What you need to know:
- Former principal accountant at OPM is challenging his conviction and sentence.
The former principal accountant in the Office of the Prime Minister, Geoffrey Kazinda, has taken on the Ugandan government seeking to challenge several prosecutions and convictions of the Anti-corruption Court and the Court of Appeal regarding fraud-related charges.
Kazinda, who is currently at Luzira prison, filed a case by way of reference before the East African Court of Justice.
Kazinda is seeking several declarations that the actions, proceedings, and decisions of the Court of Appeal delivered in 2020 are unlawful and infringed on the fundamental and operational principles of the East African Community.
He adds that the actions of Ugandan courts infringe on good governance, adherence to the principles of democracy, rule of law, and accountability that are provided for in the EAC Treaty.
In the case against the Attorney General of Uganda, Kazinda is also asking the regional court to issue an order annulling the decisions of the Court of Appeal in Uganda and the Anti-Corruption Court.
Court documents show that the Inspector General of Government (IGG) investigated and prosecuted cases of illicit enrichment in which Kazinda was convicted before the Anti-Corruption Court and his property was also confiscated.
In March 2022, the Court of Appeal dismissed Kazinda’s appeal challenging his conviction and sentence, leading to his petition at the regional court.
The IGG also applied to be joined as a party to Kazinda’s case at the regional court.
But a five-member panel of judges dismissed with costs the application by the IGG, reasoning that the Ugandan government ombudsman is not an institution or organ of the EAC as envisaged under Article 30 and Article 9 of the community’s treaty.
Led by Principal Judge Yohane B. Masara, the court held on November 23, 2023 that the IGG has no international legal personality and therefore,cannot be held responsible for the government of Uganda’s acts or omissions under the regional Treaty.
“The actions of the applicant (IGG) can, therefore, only be challenged in this court through the Attorney General as the applicant does not personally fall within the purview of the Treaty. She cannot be joined as a respondent to any proceedings before this court and the court has no jurisdiction over her in that context,” the regional court ruled.

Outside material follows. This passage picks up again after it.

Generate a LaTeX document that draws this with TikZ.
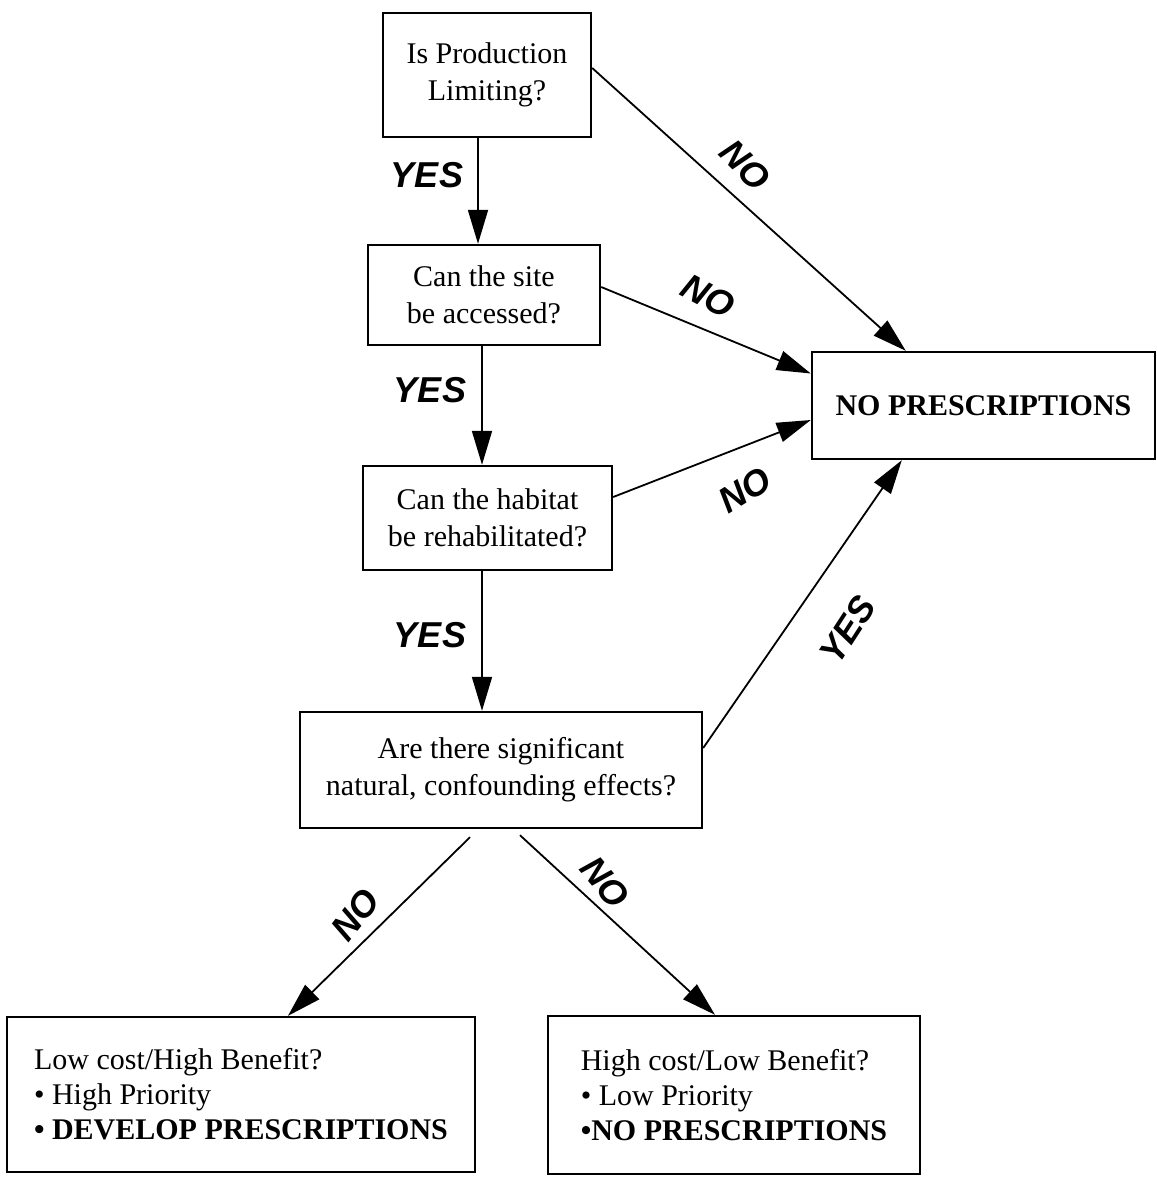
\documentclass[tikz,border=0pt]{standalone}
\usepackage{fontspec}
\setmainfont{Liberation Serif}
\newfontfamily\lblfont{Liberation Sans}
\usetikzlibrary{arrows.meta}
\tikzset{
  box/.style={draw,line width=1.2pt,inner sep=0pt,align=center,font=\fontsize{15}{18.5}\selectfont},
  leftbox/.style={box,align=left,font=\fontsize{15}{17.5}\selectfont},
  arr/.style={->,line width=0.9pt},
  ans/.style={font=\lblfont\bfseries\itshape\fontsize{18}{18}\selectfont,inner sep=0pt},
}
\begin{document}
\begin{tikzpicture}[x=0.5pt,y=-0.5pt,>={Triangle[length=17pt,width=10pt]}]
  \useasboundingbox (0,0) rectangle (1157,1180);
  % questions
  \node[box,minimum width=104pt,minimum height=62pt] (q1) at (487,75) {Is Production\\Limiting?};
  \node[box,minimum width=116pt,minimum height=50pt] (q2) at (484,295) {Can the site\\be accessed?};
  \node[box,minimum width=124.5pt,minimum height=52pt] (q3) at (487.5,518) {Can the habitat\\be rehabilitated?};
  \node[box,minimum width=201pt,minimum height=58pt] (q4) at (501,770) {Are there significant\\natural, confounding effects?};
  % outcomes
  \node[box,minimum width=171.5pt,minimum height=53.5pt] (np) at (983.5,405.5) {\bfseries NO PRESCRIPTIONS};
  \node[leftbox,minimum width=234pt,minimum height=77.5pt] (lb) at (241,1094.5)
    {Low cost/High Benefit?\\\textbullet{} High Priority\\\textbf{\textbullet{} DEVELOP PRESCRIPTIONS}};
  \node[leftbox,minimum width=186pt,minimum height=79pt] (rb) at (734,1095)
    {High cost/Low Benefit?\\\textbullet{} Low Priority\\\textbf{\textbullet NO PRESCRIPTIONS}};
  % yes path
  \draw[arr] ([xshift=-4.5pt]q1.south) -- ([xshift=-3pt]q2.north);
  \draw[arr] ([xshift=-1pt]q2.south) -- ([xshift=-2.75pt]q3.north);
  \draw[arr] ([xshift=-2.75pt]q3.south) -- ([xshift=-9.5pt]q4.north);
  % into no prescriptions
  \draw[arr] ([yshift=3.5pt]q1.east) -- ([xshift=47.5pt]np.north west);
  \draw[arr] ([yshift=4pt]q2.east) -- ([yshift=16pt]np.west);
  \draw[arr] ([yshift=10.5pt]q3.east) -- ([yshift=-7.25pt]np.west);
  \draw[arr] ([yshift=11pt]q4.east) -- ([xshift=45.5pt]np.south west);
  % split at the bottom
  \draw[arr] ([xshift=-15.5pt,yshift=-4pt]q4.south) -- ([xshift=23.5pt]lb.north);
  \draw[arr] ([xshift=9.5pt,yshift=-3pt]q4.south) -- ([xshift=-9.5pt]rb.north);
  % answers
  \node[ans] (yes1) at (427,175) {YES};
  \node[ans] (yes2) at (430,390) {YES};
  \node[ans] (yes3) at (430,635) {YES};
  \node[ans,rotate=-45] (no1) at (745,165) {NO};
  \node[ans,rotate=-28] (no2) at (708,296) {NO};
  \node[ans,rotate=32] (no3) at (745,490) {NO};
  \node[ans,rotate=57] (yes4) at (848,630) {YES};
  \node[ans,rotate=52] (no5) at (355,915) {NO};
  \node[ans,rotate=-50] (no6) at (605,882) {NO};
\end{tikzpicture}
\end{document}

“The Inspectorate of Government, hereby, withdraws the notice of Appeal and its intention to proceed with any further appeal processes in the matter with immediate effect,” reads part of the IGG’s December 21,2023 notice, in response to the court ruling.
According to the notice, the Inspectorate of Government filed a notice of appeal requesting the record of proceedings, the ruling, and the order to enable the preparation of the memorandum of appeal.
These events followed a July 2020 Constitutional Court ruling, which directed the Anticorruption Court to discharge Kazinda in all cases and any future cases whose offenses are founded on facts regarding his tenure as principal accountant at OPM.
The court also prohibited the State from using any process of the court to initiate and prosecute Kazinda for any offenses similar in character or founded on the same facts whatsoever arising out of or in connection with his former employment as principal accountant in the OPM.
The court observed that Kazinda was not accorded adequate time to prepare his defence, and faced an average of one completed case per year or three recurrent trials per year.
Despite the 2020 Constitutional Court decision and orders, the Anti-Corruption Court continued with the trial in which Kazinda was convicted and sentenced to 25 years imprisonment.
The case awaits hearing and determination before the Court of Appeal.